## EXERCISE DIRECTIONS
Leaving the pictures out, print the lines from the first line of the listing through the line containing "const tickLabel = v", exactly as they read, and no others.

## INFORMATION PROVIDED

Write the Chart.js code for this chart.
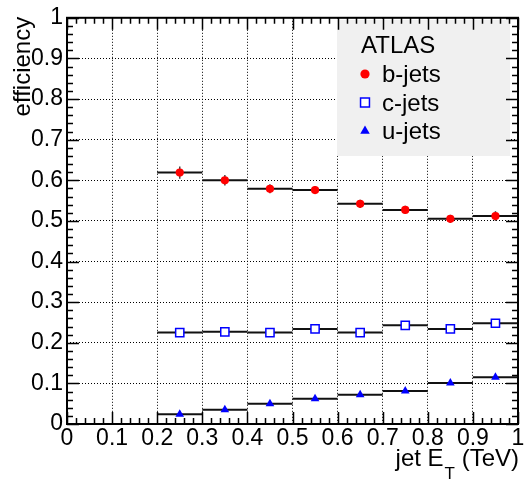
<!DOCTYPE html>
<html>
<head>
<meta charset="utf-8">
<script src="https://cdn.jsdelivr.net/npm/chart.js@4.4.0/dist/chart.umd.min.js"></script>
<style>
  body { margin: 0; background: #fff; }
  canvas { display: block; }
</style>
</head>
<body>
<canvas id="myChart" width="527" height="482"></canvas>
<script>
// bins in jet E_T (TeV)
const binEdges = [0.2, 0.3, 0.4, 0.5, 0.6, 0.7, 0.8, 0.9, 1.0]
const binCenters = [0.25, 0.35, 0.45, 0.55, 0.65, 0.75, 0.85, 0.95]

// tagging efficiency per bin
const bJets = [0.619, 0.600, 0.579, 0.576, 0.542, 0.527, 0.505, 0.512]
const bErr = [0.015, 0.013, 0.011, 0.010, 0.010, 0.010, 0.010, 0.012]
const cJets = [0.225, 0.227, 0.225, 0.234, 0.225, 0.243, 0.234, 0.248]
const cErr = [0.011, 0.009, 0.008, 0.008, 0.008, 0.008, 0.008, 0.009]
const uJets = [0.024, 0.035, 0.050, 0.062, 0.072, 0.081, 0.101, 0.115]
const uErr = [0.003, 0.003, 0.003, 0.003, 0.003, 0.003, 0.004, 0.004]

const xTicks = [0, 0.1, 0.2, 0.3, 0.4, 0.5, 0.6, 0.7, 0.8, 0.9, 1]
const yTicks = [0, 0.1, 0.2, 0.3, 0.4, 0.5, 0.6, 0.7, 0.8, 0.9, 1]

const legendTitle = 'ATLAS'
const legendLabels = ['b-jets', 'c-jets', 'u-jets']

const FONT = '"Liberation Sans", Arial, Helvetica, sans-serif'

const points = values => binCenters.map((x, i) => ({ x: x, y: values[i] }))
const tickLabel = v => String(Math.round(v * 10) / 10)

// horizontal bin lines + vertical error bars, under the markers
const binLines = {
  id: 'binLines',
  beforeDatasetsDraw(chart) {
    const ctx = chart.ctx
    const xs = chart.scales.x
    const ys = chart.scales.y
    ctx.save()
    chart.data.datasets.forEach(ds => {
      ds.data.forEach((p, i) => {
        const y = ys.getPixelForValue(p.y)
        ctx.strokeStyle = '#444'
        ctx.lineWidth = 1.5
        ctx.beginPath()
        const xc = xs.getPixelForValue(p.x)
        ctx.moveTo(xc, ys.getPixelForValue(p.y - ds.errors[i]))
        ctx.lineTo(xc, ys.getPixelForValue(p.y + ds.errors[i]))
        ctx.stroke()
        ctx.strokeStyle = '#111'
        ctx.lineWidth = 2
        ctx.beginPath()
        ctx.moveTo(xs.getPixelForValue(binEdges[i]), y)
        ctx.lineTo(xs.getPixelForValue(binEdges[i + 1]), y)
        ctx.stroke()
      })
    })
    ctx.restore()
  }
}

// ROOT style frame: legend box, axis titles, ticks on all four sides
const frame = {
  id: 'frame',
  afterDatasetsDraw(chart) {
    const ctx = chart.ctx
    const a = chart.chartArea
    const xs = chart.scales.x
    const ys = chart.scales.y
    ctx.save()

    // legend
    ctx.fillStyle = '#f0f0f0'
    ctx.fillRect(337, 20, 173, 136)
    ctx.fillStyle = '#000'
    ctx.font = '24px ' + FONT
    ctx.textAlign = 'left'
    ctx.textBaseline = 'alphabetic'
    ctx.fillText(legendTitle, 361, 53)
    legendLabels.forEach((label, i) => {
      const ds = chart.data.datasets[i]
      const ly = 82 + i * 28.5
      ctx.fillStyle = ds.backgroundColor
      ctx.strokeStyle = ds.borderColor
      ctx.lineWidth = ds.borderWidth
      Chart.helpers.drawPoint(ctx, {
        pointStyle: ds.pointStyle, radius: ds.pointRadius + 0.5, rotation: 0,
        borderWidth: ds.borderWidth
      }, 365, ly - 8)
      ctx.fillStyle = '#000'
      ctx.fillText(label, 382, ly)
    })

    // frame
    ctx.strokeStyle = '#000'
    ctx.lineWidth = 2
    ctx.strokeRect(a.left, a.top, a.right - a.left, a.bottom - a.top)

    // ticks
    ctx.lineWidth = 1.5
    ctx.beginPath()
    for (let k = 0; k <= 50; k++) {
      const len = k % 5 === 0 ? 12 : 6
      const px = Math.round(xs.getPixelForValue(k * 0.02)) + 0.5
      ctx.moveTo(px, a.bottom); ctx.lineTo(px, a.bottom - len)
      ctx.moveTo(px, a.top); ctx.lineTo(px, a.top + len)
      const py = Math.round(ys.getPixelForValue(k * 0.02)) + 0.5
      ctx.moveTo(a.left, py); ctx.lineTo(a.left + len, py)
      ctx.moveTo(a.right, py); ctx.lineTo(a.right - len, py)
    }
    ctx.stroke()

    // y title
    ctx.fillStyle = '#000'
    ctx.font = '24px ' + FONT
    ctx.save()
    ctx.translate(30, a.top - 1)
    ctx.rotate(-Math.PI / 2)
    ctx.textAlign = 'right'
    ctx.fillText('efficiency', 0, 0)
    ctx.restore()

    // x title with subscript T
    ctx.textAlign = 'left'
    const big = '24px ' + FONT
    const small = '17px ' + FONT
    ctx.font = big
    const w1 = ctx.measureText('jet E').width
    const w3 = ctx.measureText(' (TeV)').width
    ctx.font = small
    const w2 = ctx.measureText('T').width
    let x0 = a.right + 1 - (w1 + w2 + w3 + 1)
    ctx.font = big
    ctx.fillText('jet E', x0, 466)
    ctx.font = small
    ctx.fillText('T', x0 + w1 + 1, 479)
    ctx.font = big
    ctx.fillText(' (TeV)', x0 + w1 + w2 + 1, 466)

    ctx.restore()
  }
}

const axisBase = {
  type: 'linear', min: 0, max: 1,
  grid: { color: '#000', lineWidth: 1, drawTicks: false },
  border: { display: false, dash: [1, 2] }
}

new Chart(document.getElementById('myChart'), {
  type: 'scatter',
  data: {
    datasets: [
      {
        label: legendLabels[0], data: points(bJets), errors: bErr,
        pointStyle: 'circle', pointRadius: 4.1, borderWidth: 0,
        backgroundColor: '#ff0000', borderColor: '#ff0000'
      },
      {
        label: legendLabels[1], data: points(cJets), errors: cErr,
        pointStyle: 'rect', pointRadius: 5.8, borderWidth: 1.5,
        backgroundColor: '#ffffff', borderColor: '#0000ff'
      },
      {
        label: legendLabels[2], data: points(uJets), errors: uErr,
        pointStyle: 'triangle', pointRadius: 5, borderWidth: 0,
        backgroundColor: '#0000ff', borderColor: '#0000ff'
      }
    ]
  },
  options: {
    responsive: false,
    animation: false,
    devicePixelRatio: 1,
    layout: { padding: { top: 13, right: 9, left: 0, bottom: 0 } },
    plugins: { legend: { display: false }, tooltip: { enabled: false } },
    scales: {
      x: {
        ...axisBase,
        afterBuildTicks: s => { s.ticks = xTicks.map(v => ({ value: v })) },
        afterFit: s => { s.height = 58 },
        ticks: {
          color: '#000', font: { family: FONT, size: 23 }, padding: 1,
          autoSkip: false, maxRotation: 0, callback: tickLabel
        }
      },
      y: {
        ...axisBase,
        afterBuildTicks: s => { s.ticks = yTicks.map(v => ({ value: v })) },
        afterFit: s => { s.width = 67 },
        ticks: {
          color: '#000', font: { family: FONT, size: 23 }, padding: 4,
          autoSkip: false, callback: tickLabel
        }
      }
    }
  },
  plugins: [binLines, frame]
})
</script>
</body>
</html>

## CORRECT RESPONSE
Write the Chart.js code for this chart.
<!DOCTYPE html>
<html>
<head>
<meta charset="utf-8">
<script src="https://cdn.jsdelivr.net/npm/chart.js@4.4.0/dist/chart.umd.min.js"></script>
<style>
  body { margin: 0; background: #fff; }
  canvas { display: block; }
</style>
</head>
<body>
<canvas id="myChart" width="527" height="482"></canvas>
<script>
// bins in jet E_T (TeV)
const binEdges = [0.2, 0.3, 0.4, 0.5, 0.6, 0.7, 0.8, 0.9, 1.0]
const binCenters = [0.25, 0.35, 0.45, 0.55, 0.65, 0.75, 0.85, 0.95]

// tagging efficiency per bin
const bJets = [0.619, 0.600, 0.579, 0.576, 0.542, 0.527, 0.505, 0.512]
const bErr = [0.015, 0.013, 0.011, 0.010, 0.010, 0.010, 0.010, 0.012]
const cJets = [0.225, 0.227, 0.225, 0.234, 0.225, 0.243, 0.234, 0.248]
const cErr = [0.011, 0.009, 0.008, 0.008, 0.008, 0.008, 0.008, 0.009]
const uJets = [0.024, 0.035, 0.050, 0.062, 0.072, 0.081, 0.101, 0.115]
const uErr = [0.003, 0.003, 0.003, 0.003, 0.003, 0.003, 0.004, 0.004]

const xTicks = [0, 0.1, 0.2, 0.3, 0.4, 0.5, 0.6, 0.7, 0.8, 0.9, 1]
const yTicks = [0, 0.1, 0.2, 0.3, 0.4, 0.5, 0.6, 0.7, 0.8, 0.9, 1]

const legendTitle = 'ATLAS'
const legendLabels = ['b-jets', 'c-jets', 'u-jets']

const FONT = '"Liberation Sans", Arial, Helvetica, sans-serif'

const points = values => binCenters.map((x, i) => ({ x: x, y: values[i] }))
const tickLabel = v => String(Math.round(v * 10) / 10)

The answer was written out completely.